China Addresses Soil Pollution with Agriculture Reforms

China is tackling soil pollution as part of its nationwide agriculture reforms, including treating waste from livestock breeding.

As China’s pork industry continues to expand, the country will need to address a greater problem lying just beneath the surface—soil pollution.

According to a national soil survey from the Chinese government in 2014, 19.4% of the country’s farmland was polluted by chemical contaminants and metals such as lead, cadmium, and arsenic. Overall, 2% of China’s land is too polluted to even use for farming anymore.
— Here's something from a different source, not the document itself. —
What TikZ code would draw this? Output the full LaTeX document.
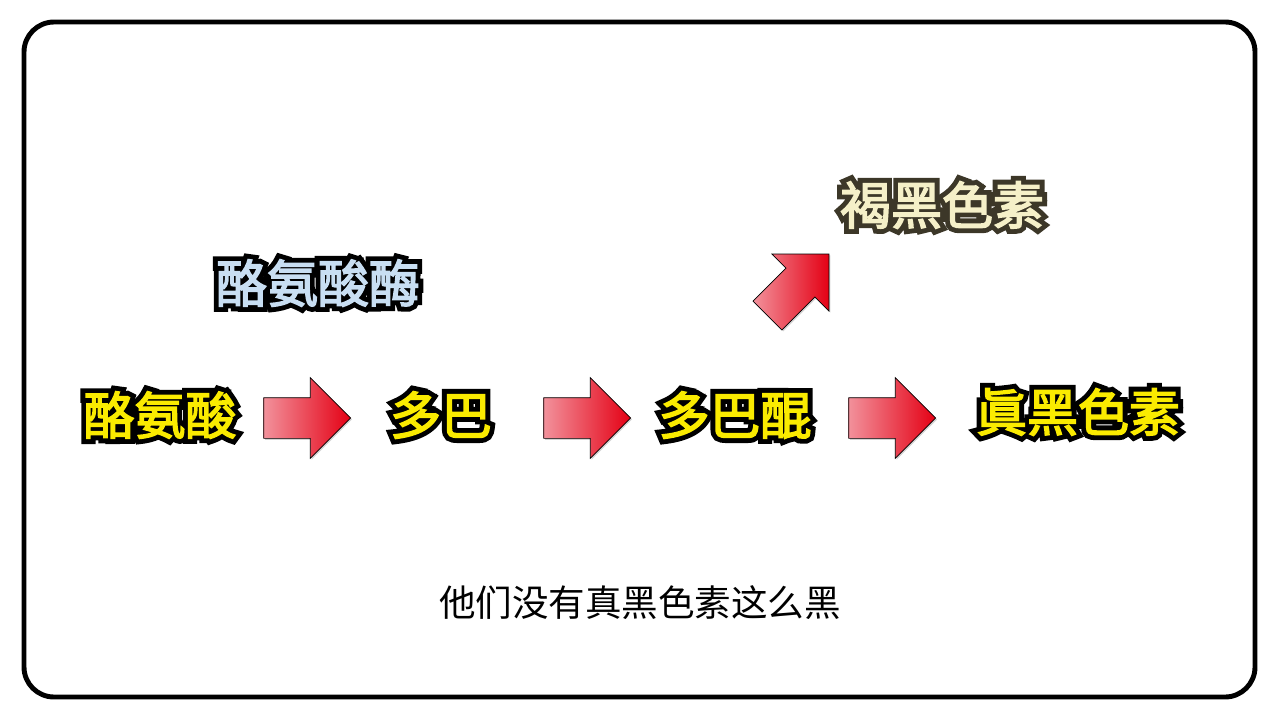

That’s around 11,800 square miles—roughly the size of the entire country of Belgium.

Increased industrialization across the country has led to an excessive amount of toxic materials building up in the soil over time. Mining, energy production, waste incineration, manufacturing processes, and even agricultural uses all contribute to soil pollution. Failure to address the problem early on means that some land is now completely unusable and unsalvageable.

To prevent the problem from worsening, China plans to treat waste from its livestock breeding programs to reduce agricultural pollution. The country also intends to implement tougher penalties for contributing to pollution, prohibit construction in areas with contaminated soil, and increase the use of animal waste as fertilizer instead of chemical fertilizers. As the world’s largest pork producer, accounting for roughly half of global production, pursuing these agriculture reforms is in the country’s best interests—should China fail to protect its farmland, it could prove to be a rocky future for its pork industry.